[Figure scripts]

☆ ☆ ☆ ☆

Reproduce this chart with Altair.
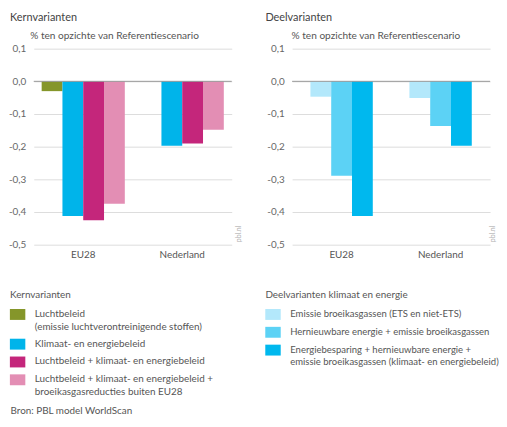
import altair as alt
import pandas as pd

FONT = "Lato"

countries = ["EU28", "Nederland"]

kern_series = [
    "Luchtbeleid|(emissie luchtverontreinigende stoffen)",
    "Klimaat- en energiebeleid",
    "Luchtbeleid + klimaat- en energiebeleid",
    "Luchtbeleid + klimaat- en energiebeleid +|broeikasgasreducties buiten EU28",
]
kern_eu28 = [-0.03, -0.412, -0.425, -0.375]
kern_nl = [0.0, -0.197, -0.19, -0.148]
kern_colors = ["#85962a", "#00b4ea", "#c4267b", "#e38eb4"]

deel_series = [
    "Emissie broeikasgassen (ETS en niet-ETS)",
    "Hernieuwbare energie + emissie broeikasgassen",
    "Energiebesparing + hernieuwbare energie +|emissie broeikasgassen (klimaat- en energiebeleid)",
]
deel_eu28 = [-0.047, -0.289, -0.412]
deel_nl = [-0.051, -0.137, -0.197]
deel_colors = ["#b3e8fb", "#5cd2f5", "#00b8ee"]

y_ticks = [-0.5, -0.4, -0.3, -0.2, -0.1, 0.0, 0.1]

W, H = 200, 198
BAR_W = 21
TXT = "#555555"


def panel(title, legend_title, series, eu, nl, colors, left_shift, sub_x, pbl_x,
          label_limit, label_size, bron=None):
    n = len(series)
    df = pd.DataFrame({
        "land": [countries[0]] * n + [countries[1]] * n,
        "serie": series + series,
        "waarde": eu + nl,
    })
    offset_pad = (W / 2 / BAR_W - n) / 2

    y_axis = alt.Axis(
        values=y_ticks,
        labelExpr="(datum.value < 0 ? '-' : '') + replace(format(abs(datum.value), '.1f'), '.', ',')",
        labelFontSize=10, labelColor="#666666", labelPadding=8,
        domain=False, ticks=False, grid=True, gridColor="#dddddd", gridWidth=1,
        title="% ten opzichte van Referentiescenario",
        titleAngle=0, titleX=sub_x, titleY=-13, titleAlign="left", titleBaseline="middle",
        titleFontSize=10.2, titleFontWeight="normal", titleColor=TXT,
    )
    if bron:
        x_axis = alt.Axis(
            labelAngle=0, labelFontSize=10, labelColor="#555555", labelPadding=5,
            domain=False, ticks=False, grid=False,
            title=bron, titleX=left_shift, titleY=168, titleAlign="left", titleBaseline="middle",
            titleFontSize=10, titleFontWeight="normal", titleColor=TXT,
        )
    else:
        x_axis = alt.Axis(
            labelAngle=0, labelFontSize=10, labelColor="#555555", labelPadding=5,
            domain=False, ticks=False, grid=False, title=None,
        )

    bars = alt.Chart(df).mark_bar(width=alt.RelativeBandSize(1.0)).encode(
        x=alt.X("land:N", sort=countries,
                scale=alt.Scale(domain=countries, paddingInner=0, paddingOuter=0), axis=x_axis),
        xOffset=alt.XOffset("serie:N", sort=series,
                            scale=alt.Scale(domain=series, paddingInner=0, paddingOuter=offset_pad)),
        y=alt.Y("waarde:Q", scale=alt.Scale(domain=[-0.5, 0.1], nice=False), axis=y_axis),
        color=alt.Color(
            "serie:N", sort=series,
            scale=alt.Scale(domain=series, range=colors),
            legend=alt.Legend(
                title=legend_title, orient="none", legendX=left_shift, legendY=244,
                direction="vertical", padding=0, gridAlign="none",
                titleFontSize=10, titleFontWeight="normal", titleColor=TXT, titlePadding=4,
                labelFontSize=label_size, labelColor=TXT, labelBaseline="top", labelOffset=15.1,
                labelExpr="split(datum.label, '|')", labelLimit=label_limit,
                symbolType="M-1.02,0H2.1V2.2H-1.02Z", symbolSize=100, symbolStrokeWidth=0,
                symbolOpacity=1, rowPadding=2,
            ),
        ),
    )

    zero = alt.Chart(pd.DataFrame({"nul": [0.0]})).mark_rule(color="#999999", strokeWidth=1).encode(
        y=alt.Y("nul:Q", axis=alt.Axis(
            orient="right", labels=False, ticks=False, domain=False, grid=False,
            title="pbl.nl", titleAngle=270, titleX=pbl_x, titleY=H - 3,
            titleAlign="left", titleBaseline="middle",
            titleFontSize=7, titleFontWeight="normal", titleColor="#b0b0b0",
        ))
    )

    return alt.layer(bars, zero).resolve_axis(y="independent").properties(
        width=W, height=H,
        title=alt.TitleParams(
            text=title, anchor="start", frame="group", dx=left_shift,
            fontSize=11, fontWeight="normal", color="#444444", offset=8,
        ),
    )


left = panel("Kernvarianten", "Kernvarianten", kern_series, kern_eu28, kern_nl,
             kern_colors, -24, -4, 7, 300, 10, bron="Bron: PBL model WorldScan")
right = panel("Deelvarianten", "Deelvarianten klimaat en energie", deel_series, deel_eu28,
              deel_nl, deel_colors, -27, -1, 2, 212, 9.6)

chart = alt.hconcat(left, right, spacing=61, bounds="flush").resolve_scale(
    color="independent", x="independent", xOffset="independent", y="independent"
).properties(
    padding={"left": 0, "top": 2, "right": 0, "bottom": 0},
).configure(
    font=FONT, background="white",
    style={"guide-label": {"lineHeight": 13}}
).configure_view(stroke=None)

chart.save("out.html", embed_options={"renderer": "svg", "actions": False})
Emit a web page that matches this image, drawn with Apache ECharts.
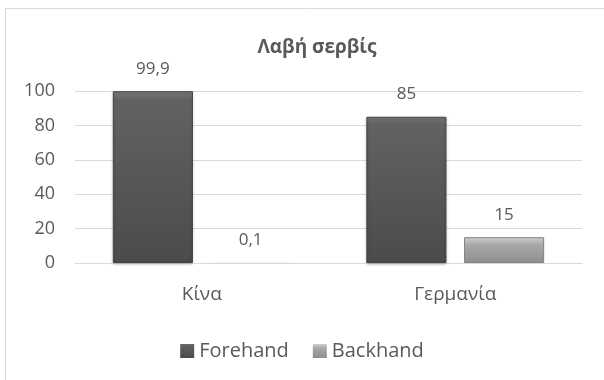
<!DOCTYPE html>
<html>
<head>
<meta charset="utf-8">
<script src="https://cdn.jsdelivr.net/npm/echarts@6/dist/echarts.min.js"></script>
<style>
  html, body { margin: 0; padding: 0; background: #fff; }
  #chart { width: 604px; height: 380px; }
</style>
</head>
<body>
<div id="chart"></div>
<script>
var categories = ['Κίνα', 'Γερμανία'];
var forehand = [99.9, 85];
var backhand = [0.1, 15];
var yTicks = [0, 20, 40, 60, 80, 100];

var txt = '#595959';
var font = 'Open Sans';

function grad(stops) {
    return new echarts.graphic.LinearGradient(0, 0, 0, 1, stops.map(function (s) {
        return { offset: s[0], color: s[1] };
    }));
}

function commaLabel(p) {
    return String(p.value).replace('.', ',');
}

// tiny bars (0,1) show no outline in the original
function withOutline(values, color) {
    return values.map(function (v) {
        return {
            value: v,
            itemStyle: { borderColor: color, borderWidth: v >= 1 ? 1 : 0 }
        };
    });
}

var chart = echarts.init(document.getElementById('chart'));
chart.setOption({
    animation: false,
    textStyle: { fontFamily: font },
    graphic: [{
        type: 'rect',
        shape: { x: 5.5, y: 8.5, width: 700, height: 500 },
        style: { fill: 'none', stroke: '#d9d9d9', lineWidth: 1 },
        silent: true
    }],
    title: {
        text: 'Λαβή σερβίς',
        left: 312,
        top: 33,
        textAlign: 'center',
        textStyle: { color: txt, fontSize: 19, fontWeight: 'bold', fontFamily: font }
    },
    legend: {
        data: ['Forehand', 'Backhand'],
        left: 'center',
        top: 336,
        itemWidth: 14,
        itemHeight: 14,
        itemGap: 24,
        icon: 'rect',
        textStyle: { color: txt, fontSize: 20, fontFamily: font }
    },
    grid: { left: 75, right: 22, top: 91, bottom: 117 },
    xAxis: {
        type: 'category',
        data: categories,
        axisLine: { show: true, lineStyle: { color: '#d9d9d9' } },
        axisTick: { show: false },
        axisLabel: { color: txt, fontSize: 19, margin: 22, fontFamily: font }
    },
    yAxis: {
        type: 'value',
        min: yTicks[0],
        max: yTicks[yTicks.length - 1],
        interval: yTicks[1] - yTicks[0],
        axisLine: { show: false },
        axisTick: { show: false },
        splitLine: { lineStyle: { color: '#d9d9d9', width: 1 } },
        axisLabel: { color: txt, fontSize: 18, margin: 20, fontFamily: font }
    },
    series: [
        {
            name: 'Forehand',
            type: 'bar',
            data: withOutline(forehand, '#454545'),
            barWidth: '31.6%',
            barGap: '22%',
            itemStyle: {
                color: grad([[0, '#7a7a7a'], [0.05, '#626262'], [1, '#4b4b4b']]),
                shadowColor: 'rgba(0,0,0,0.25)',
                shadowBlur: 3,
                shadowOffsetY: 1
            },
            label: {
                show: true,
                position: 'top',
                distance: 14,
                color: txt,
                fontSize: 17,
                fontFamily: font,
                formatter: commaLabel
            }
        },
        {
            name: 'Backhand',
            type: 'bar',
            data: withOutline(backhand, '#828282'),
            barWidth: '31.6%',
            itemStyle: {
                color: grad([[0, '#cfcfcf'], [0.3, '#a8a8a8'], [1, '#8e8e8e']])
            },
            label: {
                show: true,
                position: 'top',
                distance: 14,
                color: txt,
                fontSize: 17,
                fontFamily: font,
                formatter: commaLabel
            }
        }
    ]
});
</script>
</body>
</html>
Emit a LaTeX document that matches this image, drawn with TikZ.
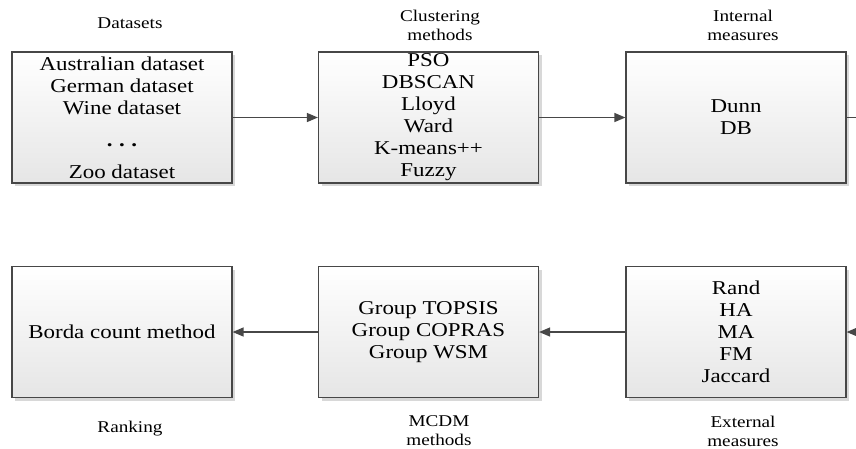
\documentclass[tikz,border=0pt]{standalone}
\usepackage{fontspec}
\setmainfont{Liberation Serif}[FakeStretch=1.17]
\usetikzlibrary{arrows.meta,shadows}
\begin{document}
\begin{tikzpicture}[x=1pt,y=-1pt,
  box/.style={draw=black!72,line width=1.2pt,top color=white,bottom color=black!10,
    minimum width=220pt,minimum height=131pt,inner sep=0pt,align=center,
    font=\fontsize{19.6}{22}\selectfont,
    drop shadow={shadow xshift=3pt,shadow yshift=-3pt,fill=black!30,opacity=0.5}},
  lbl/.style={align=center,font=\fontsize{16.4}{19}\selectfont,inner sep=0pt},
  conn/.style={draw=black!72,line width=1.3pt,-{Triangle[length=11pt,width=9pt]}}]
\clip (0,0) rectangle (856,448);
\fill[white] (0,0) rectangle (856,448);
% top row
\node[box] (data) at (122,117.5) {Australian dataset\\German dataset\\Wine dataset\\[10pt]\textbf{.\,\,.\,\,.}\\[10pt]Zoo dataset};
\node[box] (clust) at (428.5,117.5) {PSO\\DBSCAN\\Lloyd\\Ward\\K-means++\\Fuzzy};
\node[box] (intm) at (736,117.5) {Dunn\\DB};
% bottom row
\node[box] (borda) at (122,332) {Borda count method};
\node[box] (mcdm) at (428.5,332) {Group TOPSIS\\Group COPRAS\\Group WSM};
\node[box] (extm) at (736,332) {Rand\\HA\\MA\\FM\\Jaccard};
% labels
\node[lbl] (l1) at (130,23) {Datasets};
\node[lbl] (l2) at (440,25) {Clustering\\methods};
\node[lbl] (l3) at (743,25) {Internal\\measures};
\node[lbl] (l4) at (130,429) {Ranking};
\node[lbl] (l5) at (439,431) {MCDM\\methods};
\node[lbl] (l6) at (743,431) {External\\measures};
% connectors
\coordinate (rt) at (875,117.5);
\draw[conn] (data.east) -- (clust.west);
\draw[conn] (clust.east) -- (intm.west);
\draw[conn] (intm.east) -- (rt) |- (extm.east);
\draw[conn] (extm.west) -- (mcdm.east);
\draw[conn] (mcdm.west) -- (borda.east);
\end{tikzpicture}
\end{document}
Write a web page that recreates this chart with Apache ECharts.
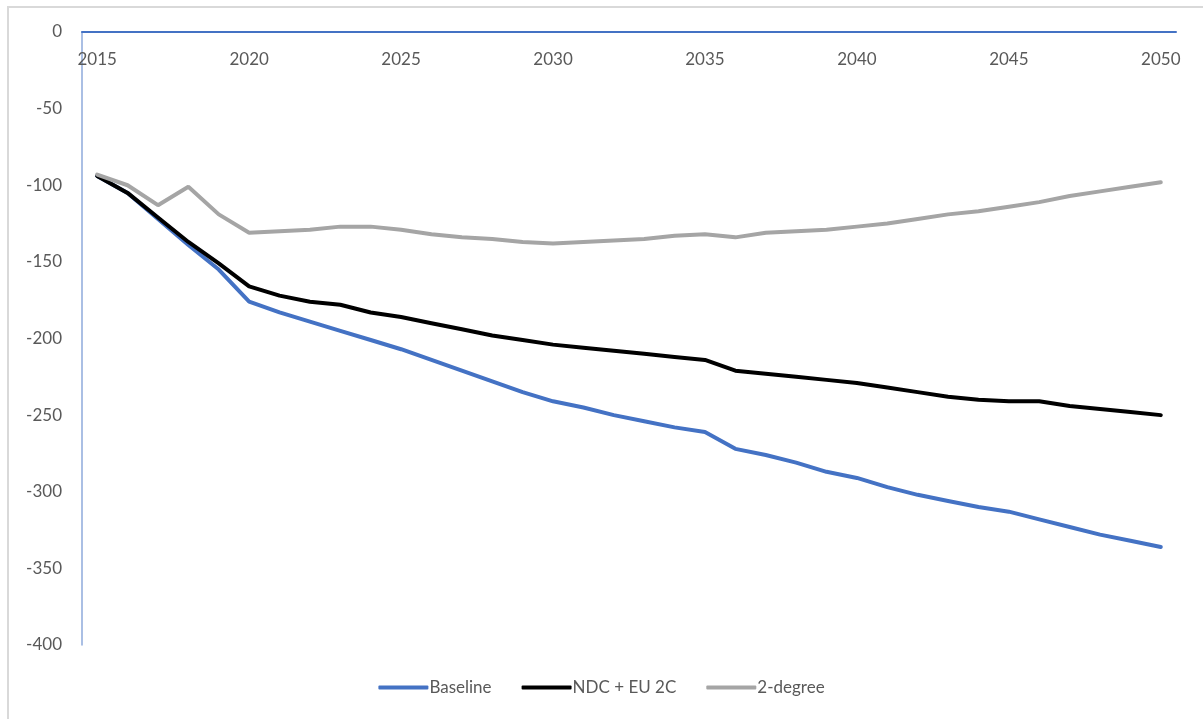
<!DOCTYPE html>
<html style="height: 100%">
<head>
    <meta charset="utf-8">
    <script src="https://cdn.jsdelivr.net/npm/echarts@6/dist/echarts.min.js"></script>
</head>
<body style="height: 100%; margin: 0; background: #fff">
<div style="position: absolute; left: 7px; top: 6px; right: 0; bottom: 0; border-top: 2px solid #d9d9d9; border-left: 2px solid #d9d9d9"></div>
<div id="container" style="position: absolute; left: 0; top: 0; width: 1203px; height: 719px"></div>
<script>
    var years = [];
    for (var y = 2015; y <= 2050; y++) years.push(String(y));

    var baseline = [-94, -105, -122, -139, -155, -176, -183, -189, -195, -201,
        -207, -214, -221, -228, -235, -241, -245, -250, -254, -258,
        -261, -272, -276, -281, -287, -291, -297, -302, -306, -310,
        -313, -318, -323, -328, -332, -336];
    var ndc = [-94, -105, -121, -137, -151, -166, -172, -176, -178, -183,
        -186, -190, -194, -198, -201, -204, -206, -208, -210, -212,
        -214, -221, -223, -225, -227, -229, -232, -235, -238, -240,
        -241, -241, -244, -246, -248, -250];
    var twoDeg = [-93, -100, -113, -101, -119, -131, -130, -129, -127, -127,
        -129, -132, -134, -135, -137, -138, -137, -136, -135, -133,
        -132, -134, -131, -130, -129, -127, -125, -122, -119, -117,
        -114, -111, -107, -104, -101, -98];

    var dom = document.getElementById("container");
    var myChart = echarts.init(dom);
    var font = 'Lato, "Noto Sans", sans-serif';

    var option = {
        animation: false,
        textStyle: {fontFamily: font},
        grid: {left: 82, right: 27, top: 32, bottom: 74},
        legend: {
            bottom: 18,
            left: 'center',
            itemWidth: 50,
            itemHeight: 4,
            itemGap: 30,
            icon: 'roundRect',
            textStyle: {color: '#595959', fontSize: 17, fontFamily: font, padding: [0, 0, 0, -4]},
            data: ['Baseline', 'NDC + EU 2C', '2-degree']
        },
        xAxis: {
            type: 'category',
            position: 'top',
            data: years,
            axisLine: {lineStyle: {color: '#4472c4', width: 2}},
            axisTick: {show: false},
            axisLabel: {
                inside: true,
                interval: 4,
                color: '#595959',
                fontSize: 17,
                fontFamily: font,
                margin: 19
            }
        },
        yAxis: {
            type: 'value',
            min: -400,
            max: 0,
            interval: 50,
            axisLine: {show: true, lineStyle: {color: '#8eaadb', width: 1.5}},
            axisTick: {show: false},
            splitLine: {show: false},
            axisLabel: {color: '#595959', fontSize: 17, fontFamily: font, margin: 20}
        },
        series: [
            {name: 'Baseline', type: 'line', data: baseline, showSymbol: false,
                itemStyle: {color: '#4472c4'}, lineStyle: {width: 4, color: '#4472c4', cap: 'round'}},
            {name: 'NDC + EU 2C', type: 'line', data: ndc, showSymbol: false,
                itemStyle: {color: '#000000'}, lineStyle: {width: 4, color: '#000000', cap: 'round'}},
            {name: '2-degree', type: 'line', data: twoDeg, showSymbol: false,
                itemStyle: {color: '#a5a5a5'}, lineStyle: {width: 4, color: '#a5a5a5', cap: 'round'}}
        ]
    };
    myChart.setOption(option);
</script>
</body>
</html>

☆ ☆ ☆ ☆

_What the exercise asks_
Report how many lines of the preceding records include "this". Output the number only.

_Reply_
4